• _The request_
Gather every line from the entries below that includes "image".
─── Data entries ───
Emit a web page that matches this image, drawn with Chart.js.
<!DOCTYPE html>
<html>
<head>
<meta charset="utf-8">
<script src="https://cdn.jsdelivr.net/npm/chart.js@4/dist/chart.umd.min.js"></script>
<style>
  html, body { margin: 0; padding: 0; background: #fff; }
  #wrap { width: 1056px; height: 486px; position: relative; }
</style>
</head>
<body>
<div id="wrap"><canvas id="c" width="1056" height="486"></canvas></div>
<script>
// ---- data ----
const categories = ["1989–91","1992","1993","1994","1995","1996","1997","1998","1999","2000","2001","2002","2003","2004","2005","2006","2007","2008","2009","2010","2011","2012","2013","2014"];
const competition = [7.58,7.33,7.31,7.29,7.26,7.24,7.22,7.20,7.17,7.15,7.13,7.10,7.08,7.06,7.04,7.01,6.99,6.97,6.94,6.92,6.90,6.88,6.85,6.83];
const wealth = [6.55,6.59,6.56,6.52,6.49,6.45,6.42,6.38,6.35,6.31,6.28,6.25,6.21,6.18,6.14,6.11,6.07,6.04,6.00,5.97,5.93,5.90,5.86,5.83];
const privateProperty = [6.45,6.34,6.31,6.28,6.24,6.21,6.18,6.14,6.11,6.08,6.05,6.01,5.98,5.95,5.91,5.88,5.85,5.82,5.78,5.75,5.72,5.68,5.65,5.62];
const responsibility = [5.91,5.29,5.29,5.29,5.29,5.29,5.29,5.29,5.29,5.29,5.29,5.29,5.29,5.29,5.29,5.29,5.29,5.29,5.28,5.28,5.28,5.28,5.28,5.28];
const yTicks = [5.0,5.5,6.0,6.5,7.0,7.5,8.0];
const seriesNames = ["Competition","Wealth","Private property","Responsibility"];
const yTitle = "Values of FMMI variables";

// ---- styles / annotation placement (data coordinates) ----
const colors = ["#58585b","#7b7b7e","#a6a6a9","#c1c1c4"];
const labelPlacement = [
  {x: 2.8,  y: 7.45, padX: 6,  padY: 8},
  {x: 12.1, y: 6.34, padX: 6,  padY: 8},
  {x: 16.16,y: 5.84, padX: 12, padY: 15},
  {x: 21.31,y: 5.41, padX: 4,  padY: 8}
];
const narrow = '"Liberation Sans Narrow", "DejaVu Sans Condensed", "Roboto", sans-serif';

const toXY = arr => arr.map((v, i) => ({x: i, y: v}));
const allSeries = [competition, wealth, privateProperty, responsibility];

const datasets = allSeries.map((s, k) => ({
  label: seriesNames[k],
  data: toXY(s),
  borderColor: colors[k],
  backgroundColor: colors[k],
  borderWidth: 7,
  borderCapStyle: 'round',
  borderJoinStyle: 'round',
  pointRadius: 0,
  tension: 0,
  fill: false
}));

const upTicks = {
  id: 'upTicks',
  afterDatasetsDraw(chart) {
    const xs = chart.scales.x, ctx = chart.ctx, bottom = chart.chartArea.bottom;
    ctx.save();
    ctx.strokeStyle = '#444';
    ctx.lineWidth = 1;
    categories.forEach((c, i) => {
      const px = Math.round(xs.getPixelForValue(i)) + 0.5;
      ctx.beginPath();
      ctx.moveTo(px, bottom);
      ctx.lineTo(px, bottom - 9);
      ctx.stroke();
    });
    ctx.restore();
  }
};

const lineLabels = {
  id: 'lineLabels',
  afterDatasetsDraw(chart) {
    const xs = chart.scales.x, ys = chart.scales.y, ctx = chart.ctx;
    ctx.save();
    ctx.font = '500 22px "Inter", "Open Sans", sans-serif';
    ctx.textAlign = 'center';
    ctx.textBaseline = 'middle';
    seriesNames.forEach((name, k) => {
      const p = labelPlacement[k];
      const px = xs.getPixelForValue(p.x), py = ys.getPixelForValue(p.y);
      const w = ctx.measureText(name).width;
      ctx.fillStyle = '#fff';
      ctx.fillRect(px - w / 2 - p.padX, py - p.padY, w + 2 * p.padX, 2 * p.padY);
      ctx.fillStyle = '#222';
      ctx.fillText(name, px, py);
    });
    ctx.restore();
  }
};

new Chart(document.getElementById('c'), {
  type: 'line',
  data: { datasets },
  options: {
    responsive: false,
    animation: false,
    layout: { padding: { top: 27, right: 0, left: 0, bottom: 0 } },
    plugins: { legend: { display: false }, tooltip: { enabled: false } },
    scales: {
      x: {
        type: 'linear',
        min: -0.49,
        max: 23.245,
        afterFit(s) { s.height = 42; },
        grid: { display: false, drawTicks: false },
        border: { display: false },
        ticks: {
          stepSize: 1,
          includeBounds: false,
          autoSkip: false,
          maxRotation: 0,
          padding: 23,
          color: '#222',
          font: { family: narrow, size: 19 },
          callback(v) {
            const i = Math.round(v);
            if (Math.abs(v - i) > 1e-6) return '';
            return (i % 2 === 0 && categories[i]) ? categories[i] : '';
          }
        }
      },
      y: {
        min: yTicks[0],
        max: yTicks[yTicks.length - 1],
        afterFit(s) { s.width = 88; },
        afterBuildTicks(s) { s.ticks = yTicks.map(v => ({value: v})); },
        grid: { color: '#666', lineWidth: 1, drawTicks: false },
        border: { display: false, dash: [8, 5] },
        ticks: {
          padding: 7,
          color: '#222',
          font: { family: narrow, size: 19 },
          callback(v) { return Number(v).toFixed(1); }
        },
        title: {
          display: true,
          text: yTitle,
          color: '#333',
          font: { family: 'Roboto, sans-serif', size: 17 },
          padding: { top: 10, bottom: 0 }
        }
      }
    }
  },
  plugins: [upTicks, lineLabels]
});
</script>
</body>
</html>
───
─── Data entries ───
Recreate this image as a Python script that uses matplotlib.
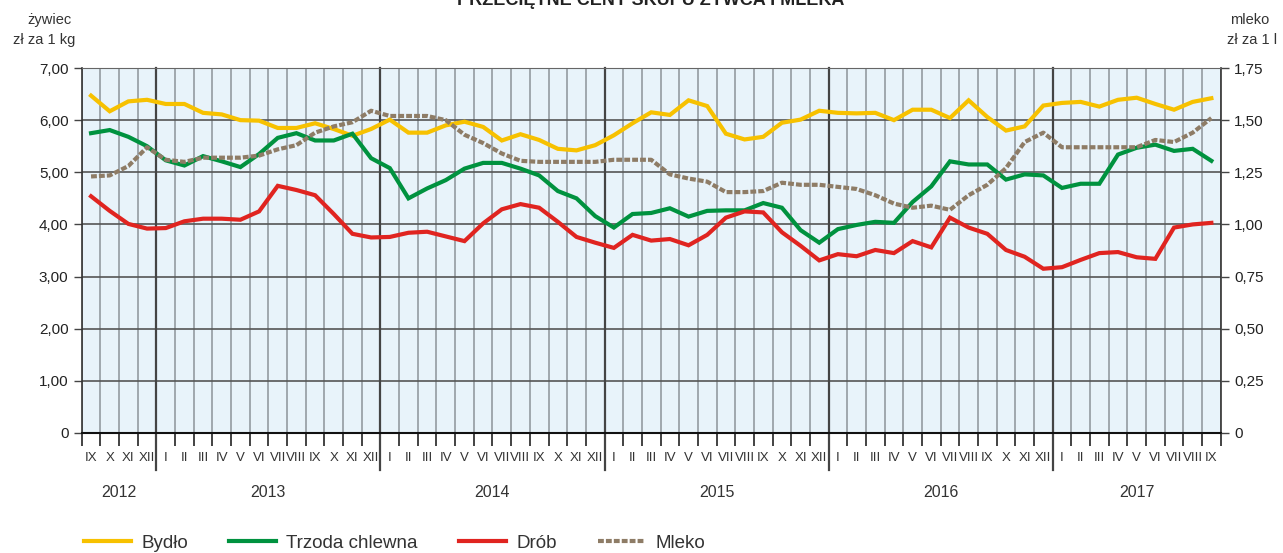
───
─── Data entries ───
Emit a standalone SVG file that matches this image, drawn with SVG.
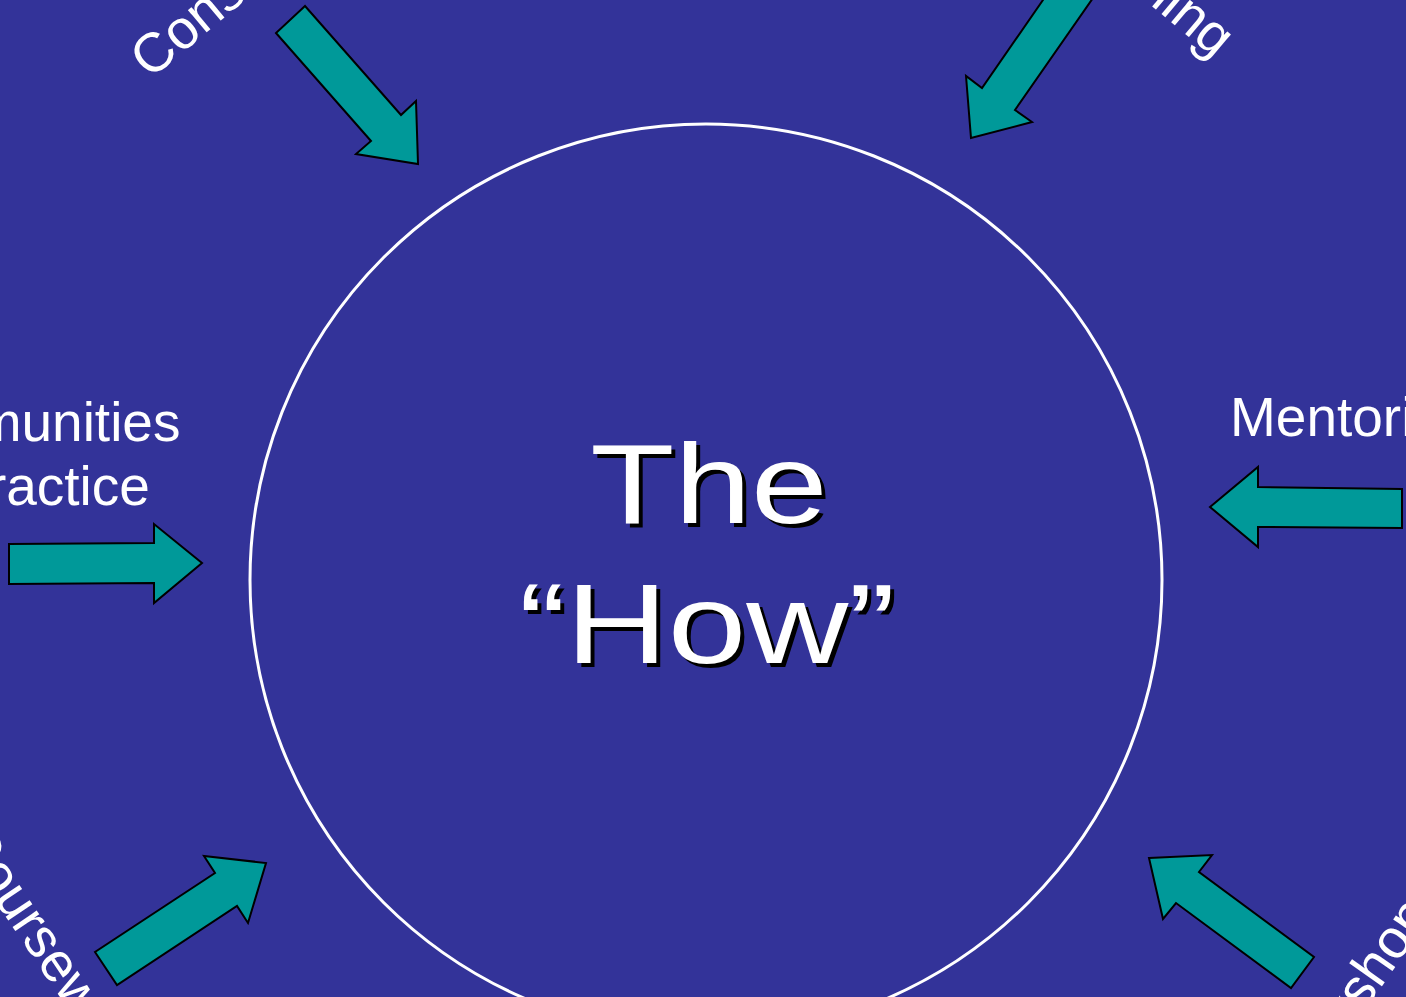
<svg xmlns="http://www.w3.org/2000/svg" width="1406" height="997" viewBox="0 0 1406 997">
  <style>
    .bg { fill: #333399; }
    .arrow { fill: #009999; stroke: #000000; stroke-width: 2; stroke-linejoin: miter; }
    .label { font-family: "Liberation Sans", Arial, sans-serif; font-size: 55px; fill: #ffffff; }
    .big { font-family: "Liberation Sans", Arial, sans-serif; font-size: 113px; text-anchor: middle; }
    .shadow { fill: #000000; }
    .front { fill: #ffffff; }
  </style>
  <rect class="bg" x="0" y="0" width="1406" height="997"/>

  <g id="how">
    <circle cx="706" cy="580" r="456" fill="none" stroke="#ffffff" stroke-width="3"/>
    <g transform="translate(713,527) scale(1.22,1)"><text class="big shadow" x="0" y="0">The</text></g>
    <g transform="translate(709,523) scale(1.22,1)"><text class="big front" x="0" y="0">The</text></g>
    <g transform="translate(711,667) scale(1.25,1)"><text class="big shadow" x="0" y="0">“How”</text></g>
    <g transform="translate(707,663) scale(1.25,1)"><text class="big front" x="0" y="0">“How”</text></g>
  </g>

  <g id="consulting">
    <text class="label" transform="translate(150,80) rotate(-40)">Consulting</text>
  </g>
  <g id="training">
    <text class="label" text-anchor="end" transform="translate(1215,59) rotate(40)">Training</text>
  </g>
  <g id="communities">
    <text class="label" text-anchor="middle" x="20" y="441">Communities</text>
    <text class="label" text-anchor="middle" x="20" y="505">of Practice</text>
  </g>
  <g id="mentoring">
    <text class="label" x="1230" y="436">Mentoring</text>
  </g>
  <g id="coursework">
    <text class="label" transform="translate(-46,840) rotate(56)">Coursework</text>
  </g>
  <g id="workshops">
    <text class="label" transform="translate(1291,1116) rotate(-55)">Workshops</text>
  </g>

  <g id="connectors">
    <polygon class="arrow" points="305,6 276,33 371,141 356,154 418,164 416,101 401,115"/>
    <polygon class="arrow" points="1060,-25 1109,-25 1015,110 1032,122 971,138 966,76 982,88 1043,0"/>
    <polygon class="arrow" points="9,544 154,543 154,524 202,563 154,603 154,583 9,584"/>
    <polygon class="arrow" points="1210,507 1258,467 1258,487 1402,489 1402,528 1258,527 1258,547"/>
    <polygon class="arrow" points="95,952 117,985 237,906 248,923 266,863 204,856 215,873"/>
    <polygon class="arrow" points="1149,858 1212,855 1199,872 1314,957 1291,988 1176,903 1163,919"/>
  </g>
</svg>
───
• _Complete output_
Emit a web page that matches this image, drawn with Chart.js.
Recreate this image as a Python script that uses matplotlib.
Emit a standalone SVG file that matches this image, drawn with SVG.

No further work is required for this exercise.